• CHALLENGE:
Extract each line of the material that follows exactly and omit its pictures.

• DATASET EXTRACT:
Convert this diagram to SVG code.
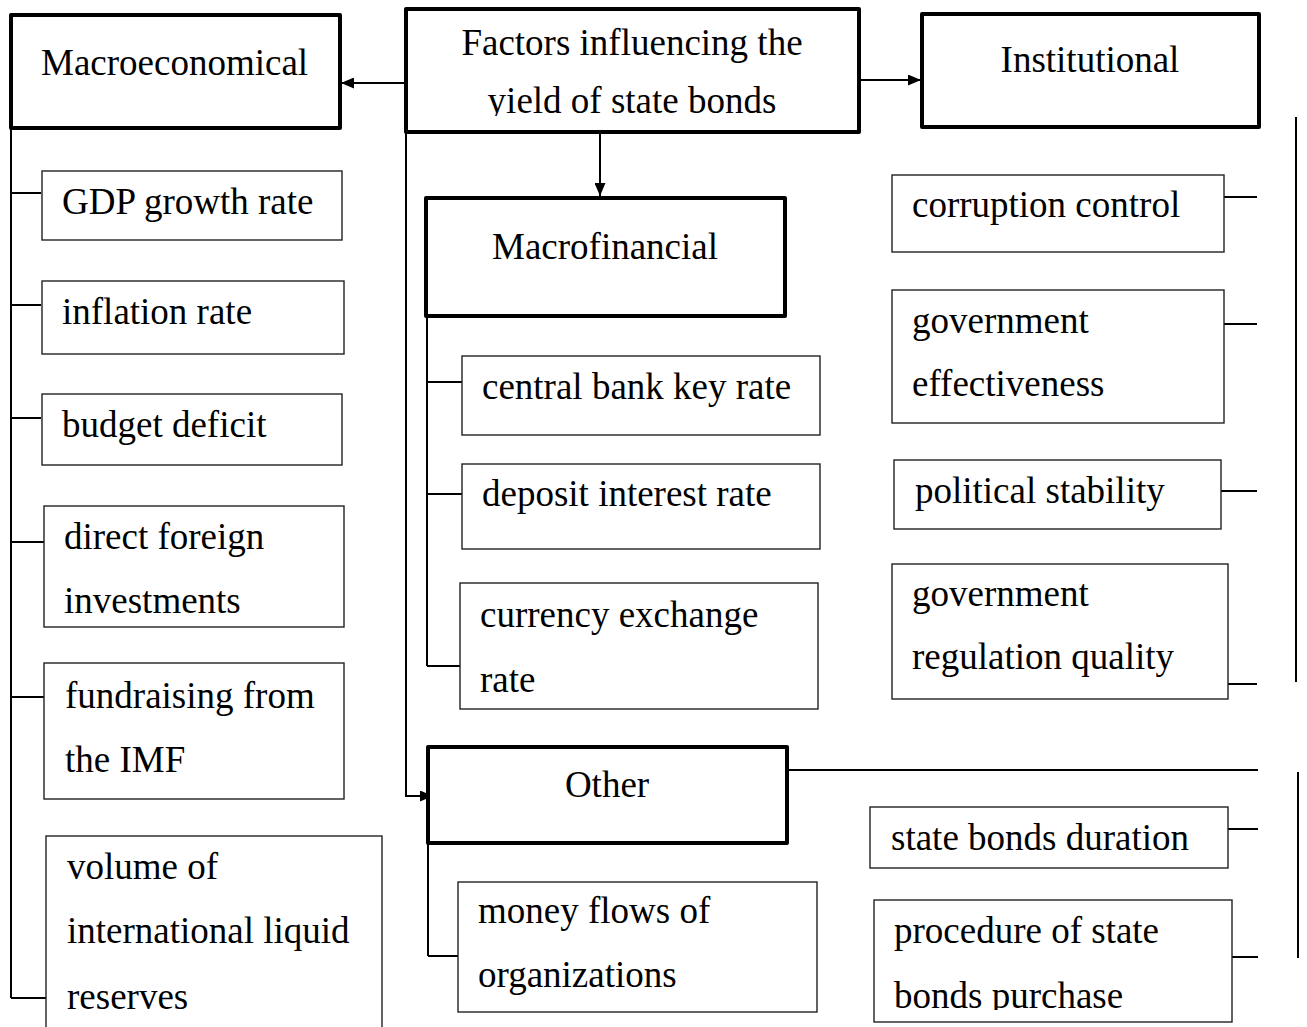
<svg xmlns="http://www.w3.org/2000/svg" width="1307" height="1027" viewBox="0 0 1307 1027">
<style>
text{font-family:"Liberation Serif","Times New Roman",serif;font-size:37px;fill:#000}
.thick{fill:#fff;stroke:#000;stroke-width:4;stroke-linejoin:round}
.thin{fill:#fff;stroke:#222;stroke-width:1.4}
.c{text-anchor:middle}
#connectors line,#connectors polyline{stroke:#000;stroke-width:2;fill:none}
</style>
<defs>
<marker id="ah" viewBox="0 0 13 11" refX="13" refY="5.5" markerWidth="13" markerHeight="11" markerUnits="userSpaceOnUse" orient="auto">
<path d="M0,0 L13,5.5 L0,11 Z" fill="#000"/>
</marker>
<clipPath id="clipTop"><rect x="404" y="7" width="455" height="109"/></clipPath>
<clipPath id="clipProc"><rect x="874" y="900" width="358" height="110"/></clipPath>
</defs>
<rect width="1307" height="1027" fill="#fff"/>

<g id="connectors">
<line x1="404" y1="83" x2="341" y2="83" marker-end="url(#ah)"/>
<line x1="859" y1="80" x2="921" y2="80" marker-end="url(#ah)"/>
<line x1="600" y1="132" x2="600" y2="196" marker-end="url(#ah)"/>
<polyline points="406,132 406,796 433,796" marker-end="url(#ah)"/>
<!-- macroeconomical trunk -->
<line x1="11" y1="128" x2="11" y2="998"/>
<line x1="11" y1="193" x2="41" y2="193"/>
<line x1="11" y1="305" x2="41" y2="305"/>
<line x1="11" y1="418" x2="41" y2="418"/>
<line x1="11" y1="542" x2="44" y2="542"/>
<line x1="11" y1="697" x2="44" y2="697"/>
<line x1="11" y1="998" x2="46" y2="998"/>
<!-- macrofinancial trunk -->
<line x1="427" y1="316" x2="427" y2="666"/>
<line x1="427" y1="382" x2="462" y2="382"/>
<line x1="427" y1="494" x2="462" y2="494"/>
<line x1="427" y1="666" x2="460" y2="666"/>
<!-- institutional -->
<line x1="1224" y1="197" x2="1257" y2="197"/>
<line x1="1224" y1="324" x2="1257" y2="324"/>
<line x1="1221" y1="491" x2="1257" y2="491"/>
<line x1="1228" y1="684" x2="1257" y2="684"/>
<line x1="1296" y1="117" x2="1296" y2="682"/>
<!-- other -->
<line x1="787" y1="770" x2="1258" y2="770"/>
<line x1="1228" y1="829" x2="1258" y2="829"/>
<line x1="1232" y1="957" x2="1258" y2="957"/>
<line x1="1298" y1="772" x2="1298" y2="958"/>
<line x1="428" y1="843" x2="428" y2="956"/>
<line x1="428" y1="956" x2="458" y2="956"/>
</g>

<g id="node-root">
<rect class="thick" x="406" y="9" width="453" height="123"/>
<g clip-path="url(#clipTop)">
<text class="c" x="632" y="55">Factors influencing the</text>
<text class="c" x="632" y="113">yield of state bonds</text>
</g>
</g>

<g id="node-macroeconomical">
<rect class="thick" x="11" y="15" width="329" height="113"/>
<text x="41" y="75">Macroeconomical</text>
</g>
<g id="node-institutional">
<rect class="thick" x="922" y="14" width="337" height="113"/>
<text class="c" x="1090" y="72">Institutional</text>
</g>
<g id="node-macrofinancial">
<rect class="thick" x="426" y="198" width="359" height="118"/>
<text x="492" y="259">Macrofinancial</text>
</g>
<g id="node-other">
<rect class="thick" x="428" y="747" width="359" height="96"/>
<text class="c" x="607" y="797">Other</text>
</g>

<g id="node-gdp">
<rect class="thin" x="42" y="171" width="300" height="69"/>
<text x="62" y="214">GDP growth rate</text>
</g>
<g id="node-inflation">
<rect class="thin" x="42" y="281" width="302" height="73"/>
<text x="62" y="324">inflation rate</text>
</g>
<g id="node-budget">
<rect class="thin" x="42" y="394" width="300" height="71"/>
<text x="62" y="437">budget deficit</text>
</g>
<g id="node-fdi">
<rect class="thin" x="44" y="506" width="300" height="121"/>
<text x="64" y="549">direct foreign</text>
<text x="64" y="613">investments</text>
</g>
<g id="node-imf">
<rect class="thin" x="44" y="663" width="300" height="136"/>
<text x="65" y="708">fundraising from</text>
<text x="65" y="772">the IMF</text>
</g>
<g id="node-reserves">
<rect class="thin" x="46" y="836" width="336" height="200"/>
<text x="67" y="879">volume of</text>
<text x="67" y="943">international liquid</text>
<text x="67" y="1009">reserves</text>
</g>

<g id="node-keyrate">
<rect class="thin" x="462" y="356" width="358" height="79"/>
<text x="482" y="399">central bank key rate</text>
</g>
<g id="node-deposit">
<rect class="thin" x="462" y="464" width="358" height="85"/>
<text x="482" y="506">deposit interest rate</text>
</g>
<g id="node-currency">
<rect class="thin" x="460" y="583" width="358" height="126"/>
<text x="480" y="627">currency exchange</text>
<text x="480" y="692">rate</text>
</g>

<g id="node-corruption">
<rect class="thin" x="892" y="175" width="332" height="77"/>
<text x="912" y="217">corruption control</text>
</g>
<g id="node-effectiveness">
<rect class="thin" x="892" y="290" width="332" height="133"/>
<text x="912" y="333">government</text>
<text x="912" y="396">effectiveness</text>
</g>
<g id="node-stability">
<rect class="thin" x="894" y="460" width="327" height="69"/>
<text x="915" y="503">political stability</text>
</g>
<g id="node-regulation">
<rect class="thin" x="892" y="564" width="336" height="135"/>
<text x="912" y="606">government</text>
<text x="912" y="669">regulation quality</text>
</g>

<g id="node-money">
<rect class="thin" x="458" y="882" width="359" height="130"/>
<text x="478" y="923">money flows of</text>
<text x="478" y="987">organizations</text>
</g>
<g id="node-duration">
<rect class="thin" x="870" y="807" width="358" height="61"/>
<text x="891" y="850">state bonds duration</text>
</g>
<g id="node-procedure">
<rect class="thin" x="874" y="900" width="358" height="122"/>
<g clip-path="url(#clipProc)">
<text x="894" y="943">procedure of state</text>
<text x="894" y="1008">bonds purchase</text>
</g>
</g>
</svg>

• SOLUTION TO THIS PROBLEM:
Convert this diagram to SVG code.
<svg xmlns="http://www.w3.org/2000/svg" width="1307" height="1027" viewBox="0 0 1307 1027">
<style>
text{font-family:"Liberation Serif","Times New Roman",serif;font-size:37px;fill:#000}
.thick{fill:#fff;stroke:#000;stroke-width:4;stroke-linejoin:round}
.thin{fill:#fff;stroke:#222;stroke-width:1.4}
.c{text-anchor:middle}
#connectors line,#connectors polyline{stroke:#000;stroke-width:2;fill:none}
</style>
<defs>
<marker id="ah" viewBox="0 0 13 11" refX="13" refY="5.5" markerWidth="13" markerHeight="11" markerUnits="userSpaceOnUse" orient="auto">
<path d="M0,0 L13,5.5 L0,11 Z" fill="#000"/>
</marker>
<clipPath id="clipTop"><rect x="404" y="7" width="455" height="109"/></clipPath>
<clipPath id="clipProc"><rect x="874" y="900" width="358" height="110"/></clipPath>
</defs>
<rect width="1307" height="1027" fill="#fff"/>

<g id="connectors">
<line x1="404" y1="83" x2="341" y2="83" marker-end="url(#ah)"/>
<line x1="859" y1="80" x2="921" y2="80" marker-end="url(#ah)"/>
<line x1="600" y1="132" x2="600" y2="196" marker-end="url(#ah)"/>
<polyline points="406,132 406,796 433,796" marker-end="url(#ah)"/>
<!-- macroeconomical trunk -->
<line x1="11" y1="128" x2="11" y2="998"/>
<line x1="11" y1="193" x2="41" y2="193"/>
<line x1="11" y1="305" x2="41" y2="305"/>
<line x1="11" y1="418" x2="41" y2="418"/>
<line x1="11" y1="542" x2="44" y2="542"/>
<line x1="11" y1="697" x2="44" y2="697"/>
<line x1="11" y1="998" x2="46" y2="998"/>
<!-- macrofinancial trunk -->
<line x1="427" y1="316" x2="427" y2="666"/>
<line x1="427" y1="382" x2="462" y2="382"/>
<line x1="427" y1="494" x2="462" y2="494"/>
<line x1="427" y1="666" x2="460" y2="666"/>
<!-- institutional -->
<line x1="1224" y1="197" x2="1257" y2="197"/>
<line x1="1224" y1="324" x2="1257" y2="324"/>
<line x1="1221" y1="491" x2="1257" y2="491"/>
<line x1="1228" y1="684" x2="1257" y2="684"/>
<line x1="1296" y1="117" x2="1296" y2="682"/>
<!-- other -->
<line x1="787" y1="770" x2="1258" y2="770"/>
<line x1="1228" y1="829" x2="1258" y2="829"/>
<line x1="1232" y1="957" x2="1258" y2="957"/>
<line x1="1298" y1="772" x2="1298" y2="958"/>
<line x1="428" y1="843" x2="428" y2="956"/>
<line x1="428" y1="956" x2="458" y2="956"/>
</g>

<g id="node-root">
<rect class="thick" x="406" y="9" width="453" height="123"/>
<g clip-path="url(#clipTop)">
<text class="c" x="632" y="55">Factors influencing the</text>
<text class="c" x="632" y="113">yield of state bonds</text>
</g>
</g>

<g id="node-macroeconomical">
<rect class="thick" x="11" y="15" width="329" height="113"/>
<text x="41" y="75">Macroeconomical</text>
</g>
<g id="node-institutional">
<rect class="thick" x="922" y="14" width="337" height="113"/>
<text class="c" x="1090" y="72">Institutional</text>
</g>
<g id="node-macrofinancial">
<rect class="thick" x="426" y="198" width="359" height="118"/>
<text x="492" y="259">Macrofinancial</text>
</g>
<g id="node-other">
<rect class="thick" x="428" y="747" width="359" height="96"/>
<text class="c" x="607" y="797">Other</text>
</g>

<g id="node-gdp">
<rect class="thin" x="42" y="171" width="300" height="69"/>
<text x="62" y="214">GDP growth rate</text>
</g>
<g id="node-inflation">
<rect class="thin" x="42" y="281" width="302" height="73"/>
<text x="62" y="324">inflation rate</text>
</g>
<g id="node-budget">
<rect class="thin" x="42" y="394" width="300" height="71"/>
<text x="62" y="437">budget deficit</text>
</g>
<g id="node-fdi">
<rect class="thin" x="44" y="506" width="300" height="121"/>
<text x="64" y="549">direct foreign</text>
<text x="64" y="613">investments</text>
</g>
<g id="node-imf">
<rect class="thin" x="44" y="663" width="300" height="136"/>
<text x="65" y="708">fundraising from</text>
<text x="65" y="772">the IMF</text>
</g>
<g id="node-reserves">
<rect class="thin" x="46" y="836" width="336" height="200"/>
<text x="67" y="879">volume of</text>
<text x="67" y="943">international liquid</text>
<text x="67" y="1009">reserves</text>
</g>

<g id="node-keyrate">
<rect class="thin" x="462" y="356" width="358" height="79"/>
<text x="482" y="399">central bank key rate</text>
</g>
<g id="node-deposit">
<rect class="thin" x="462" y="464" width="358" height="85"/>
<text x="482" y="506">deposit interest rate</text>
</g>
<g id="node-currency">
<rect class="thin" x="460" y="583" width="358" height="126"/>
<text x="480" y="627">currency exchange</text>
<text x="480" y="692">rate</text>
</g>

<g id="node-corruption">
<rect class="thin" x="892" y="175" width="332" height="77"/>
<text x="912" y="217">corruption control</text>
</g>
<g id="node-effectiveness">
<rect class="thin" x="892" y="290" width="332" height="133"/>
<text x="912" y="333">government</text>
<text x="912" y="396">effectiveness</text>
</g>
<g id="node-stability">
<rect class="thin" x="894" y="460" width="327" height="69"/>
<text x="915" y="503">political stability</text>
</g>
<g id="node-regulation">
<rect class="thin" x="892" y="564" width="336" height="135"/>
<text x="912" y="606">government</text>
<text x="912" y="669">regulation quality</text>
</g>

<g id="node-money">
<rect class="thin" x="458" y="882" width="359" height="130"/>
<text x="478" y="923">money flows of</text>
<text x="478" y="987">organizations</text>
</g>
<g id="node-duration">
<rect class="thin" x="870" y="807" width="358" height="61"/>
<text x="891" y="850">state bonds duration</text>
</g>
<g id="node-procedure">
<rect class="thin" x="874" y="900" width="358" height="122"/>
<g clip-path="url(#clipProc)">
<text x="894" y="943">procedure of state</text>
<text x="894" y="1008">bonds purchase</text>
</g>
</g>
</svg>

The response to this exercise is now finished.